Cotton: March and May cotton futures prices rose 95 and 93 points, respectively, today on short covering following recent selling pressure that drove prices to 12-month lows early on today. Today’s corrective bounce in the cotton market is not surprising given the recent strong selling pressure. A solid rebound in the crude oil futures market today also supported some buying interest in cotton futures. Still, the cotton market has suffered ill effects from generally bearish outside market forces recently. The Dow Jones Industrial Average posted its worst Christmas Eve ever on Monday, dropping more than 650 points after the Trump administration put out mixed signals about the economy on Monday. There is talk President Trump is frustrated with Treasury Secretary Steven Mnuchin, and a source told CNN Mnuchin's job could be in "serious jeopardy." President Trump on Tuesday blamed all the recent market volatility on the Federal Reserve raising interest rates. The partial shutdown of the U.S. government continued for a fifth day and Trump is not sending any strong signals he’s interested in ending the standoff. The rising economic concerns have some analysts talking about a synchronized slowdown around the world. Agriculture, including the cotton market, would be vulnerable to a deeper setback.
Hogs: Lean hog futures finished mixed with a modest upside bias in thin holiday trade. The February through August contracts posted gains of 2 1/2 to 22 1/2 cents. Some of the far-deferred contracts posted mild price losses. Price action was light today and is likely to remain that way tomorrow as many traders have opted to take off until after the New Year’s holiday. In addition, fresh news is light, partly due to the partial government shutdown. USDA didn’t update its average national direct cash hog price because of price confidentiality, but cash sources reported weaker cash hog bids. That’s not a surprise given that packers are buying hogs for holiday slaughters through next week and market-ready supplies are abundant. As a result, we anticipate further pressure on the cash market the remainder of the week.
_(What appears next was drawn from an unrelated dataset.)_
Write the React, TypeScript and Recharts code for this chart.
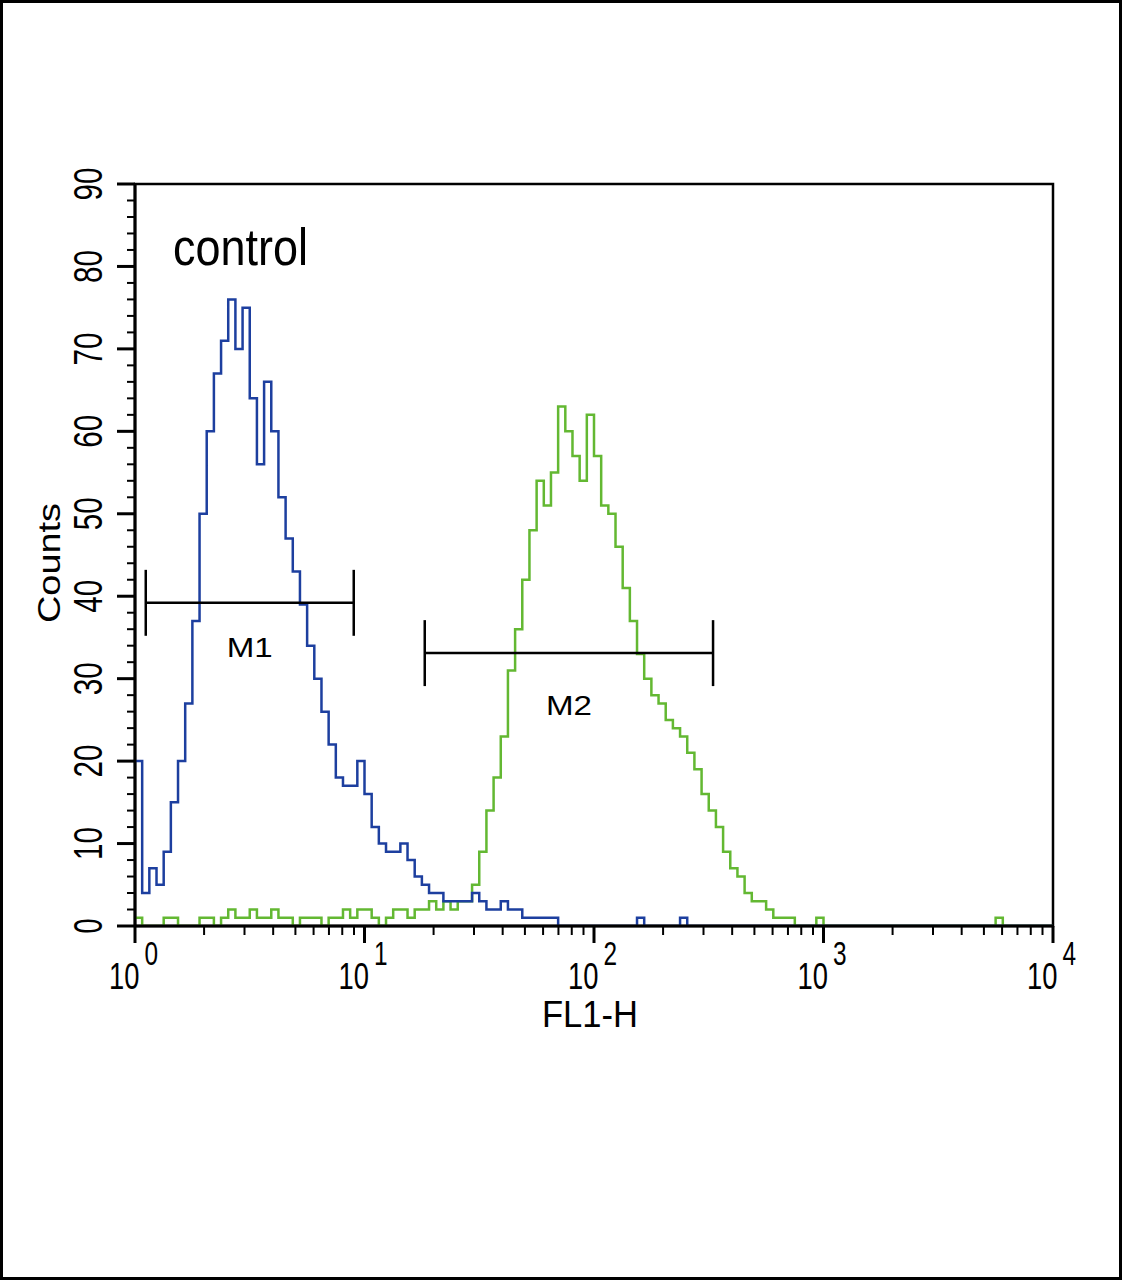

Cattle: Live cattle futures finished mostly higher, with prices rising 47.5 cents to $121.35 in December contract with February down 2.5 cents and April up 2.5 cents. The first three contracts all made new highs for the current rally. Feeder cattle futures were up 25 to 72.5 cents. A major winter storm is heading from Colorado to Minnesota the next three days, with as much as a foot of new snow followed by sub-zero temperatures. That will create poor travel and harsh feedlot conditions. Demand for beef remains good to excellent. Midday prices rose 78 cents for Choice carcass values and 4 cents for Select. Sales were more than 100 loads with trimming demand improving and roasts strengthening. Estimated packer margins are more than $114 per head, and likely to support higher packer bids for a sixth consecutive week. Feedlots already asking $2 more than a week ago in early-week negotiations.